I wish people would do studies big enough to tell us one way of another


  1. By selection we will have fewer studies showing negative result and more studies showing positive result going into publishing. Tricky.
    My neurologist yesterday recommended multi-vit B supplementation. As long as it is something totally harmless (like water-soluble vitamins) I am all for it.

  2. They should have tested for B 12 - that's related to homocysteine and the nerves.

    B12 shots are given for autoimmune gastritis on a regular basis.

  3. "The comparison across both groups yielded a non-significant change (P = 0.001 and 0.02, respectively). "

    If p values don't tell you anything there is something wrong.

  4. Having done quite a lot of investigation I think there is a lot more to the involvement of all of the B Group Vitamins in MS, especially B12, although we should keep in mind that the B Vits work as a group, not just individually.

    We need to remember that RDAs and Reference Ranges that are used all around the world vary and many of them are rather old and are based on population surveys to arrive at levels which are really only those at which disease states are not blatantly evident. A clear example is that B12 deficiency can exist and be causing neurological damage even without any anaemic markers being detectable in blood tests – fortunately this is now more widely recognised, but there are still many “authorities” who still promulgate that B12 deficiency doesn’t “exist” until the anaemic markers can be found.

    While anyone who wants to can find a multitude of scientific journal articles to support their own viewpoints, especially if they are doing a “review” of previously published literature, I did find the following article struck a chord with me, and it sent me off to get some tests done. And, Yes, some deficiencies were found and are now being addressed. Should my B vitamins have been checked (which they weren’t – and nothing else was tested either) as part of the diagnostic work-up which concluded I had MS – no-one can tell me (perhaps you good guys at Barts can tell me….)

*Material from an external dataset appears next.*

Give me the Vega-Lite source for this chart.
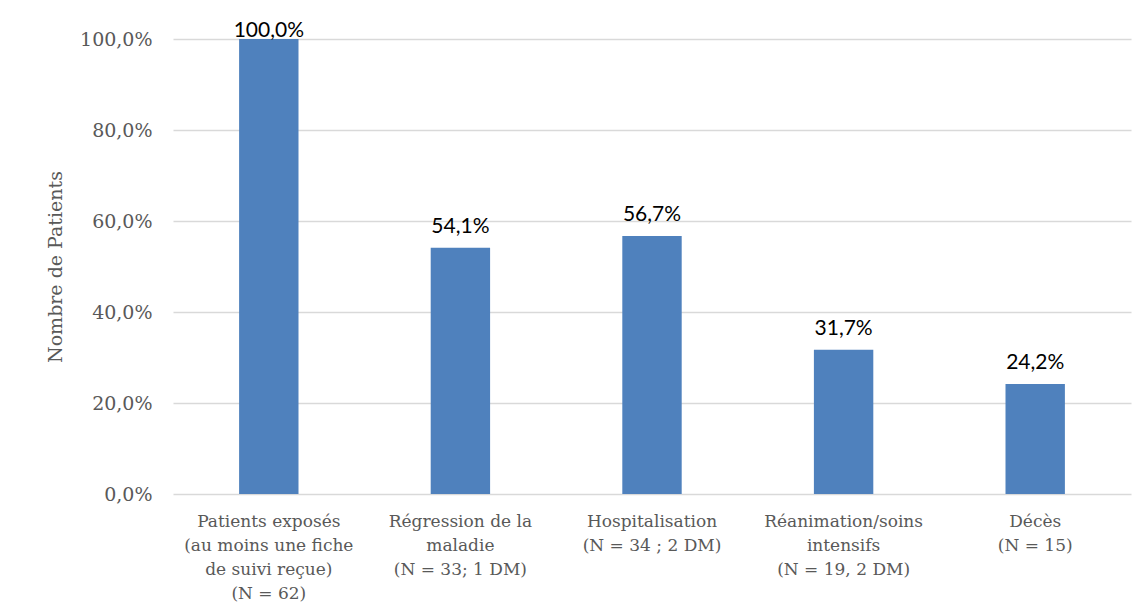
{
  "$schema": "https://vega.github.io/schema/vega-lite/v6.json",
  "width": 958,
  "height": 455,
  "autosize": {"type": "none"},
  "padding": {"left": 173, "top": 39, "right": 14, "bottom": 119},
  "background": "white",
  "config": {"view": {"stroke": null}},
  "data": {
    "values": [
      {"categorie": "Patients exposés|(au moins une fiche|de suivi reçue)|(N = 62)", "pct": 100.0},
      {"categorie": "Régression de la|maladie|(N = 33; 1 DM)", "pct": 54.1},
      {"categorie": "Hospitalisation|(N = 34 ; 2 DM)", "pct": 56.7},
      {"categorie": "Réanimation/soins|intensifs|(N = 19, 2 DM)", "pct": 31.7},
      {"categorie": "Décès|(N = 15)", "pct": 24.2}
    ]
  },
  "transform": [
    {"calculate": "replace(format(datum.pct, '.1f'), '.', ',') + '%'", "as": "etiquette"}
  ],
  "encoding": {
    "x": {
      "field": "categorie",
      "type": "nominal",
      "sort": null,
      "scale": {"paddingInner": 0.69, "paddingOuter": 0.345},
      "axis": {
        "title": null,
        "labelAngle": 0,
        "labelExpr": "split(datum.label, '|')",
        "labelFont": "DejaVu Serif",
        "labelFontSize": 17,
        "labelLineHeight": 24,
        "labelColor": "#595959",
        "labelPadding": 19,
        "labelLimit": 300,
        "ticks": false,
        "domain": false
      }
    },
    "y": {
      "field": "pct",
      "type": "quantitative",
      "scale": {"domain": [0, 100], "nice": false},
      "axis": {
        "title": "Nombre de Patients",
        "titleFont": "DejaVu Serif",
        "titleFontSize": 19,
        "titleFontWeight": "normal",
        "titleColor": "#595959",
        "titlePadding": 14,
        "values": [0, 20, 40, 60, 80, 100],
        "labelExpr": "replace(format(datum.value, '.1f'), '.', ',') + '%'",
        "labelFont": "DejaVu Serif",
        "labelFontSize": 19,
        "labelColor": "#595959",
        "labelPadding": 21,
        "ticks": false,
        "domain": false,
        "grid": true,
        "gridColor": "#d9d9d9",
        "gridWidth": 1.6
      }
    }
  },
  "layer": [
    {"mark": {"type": "bar", "color": "#4f81bd"}},
    {
      "transform": [{"filter": "datum.pct < 100"}],
      "mark": {"type": "text", "font": "Lato", "fontSize": 21, "color": "#000000", "baseline": "alphabetic", "dy": -15},
      "encoding": {"text": {"field": "etiquette"}}
    },
    {
      "transform": [{"filter": "datum.pct >= 100"}],
      "mark": {"type": "text", "font": "Lato", "fontSize": 21, "color": "#000000", "baseline": "alphabetic", "dy": -2},
      "encoding": {"text": {"field": "etiquette"}}
    }
  ]
}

    And, again, the study on Vit B1 in only very small number of patients and cited on this website does offer some food for thought (unfortunately, I’m not a subscriber to PubMed and can only access the Abstract)

    Given the proliferation of diets of various types which claim to help with MS (some well researched and some not), and which have countless numbers of articles published both for and against and on which these diets are based, as well as plenty of followers who swear by them, I am left with just plain and simple confusion. I also wonder whether some who swear by the diets are getting benefits of just generally healthier eating compared to what they ate before starting on one of the “MS Diets”. Or do we MSers just have greater needs for some nutrients/vitamins anyway – maybe a contributing factor to why we ended up with MS or as a result of our MS, or ?????????? Aaaarrrghhhh……….

    (Note – no definitive answers required – I’m just posing some currently unanswerable questions)

    1. Complicated, init;). I agree very much with what you are saying. I have my B vitamins measured every 4 months and they are all are 'normal' and some higher than 'normal', though not excessively so. Interestingly, I've done this since diagnosis 15 years ago, rarely get fatigue (only very occasionally on relapse). I wonder if my B levels have anything to do with this? I think it is a combination of a healthy veggie diet (so not easy to have good levels of B12),exercise and supplements but equally could just be I'm just 'blessed' -so far -with extremely mild MS.

  5. Maybe we should take a look at Vitamin B3. A couple of days ago you posted this:

    NAD+ supply is maintained through Vitamin B3 (Niacin) intake.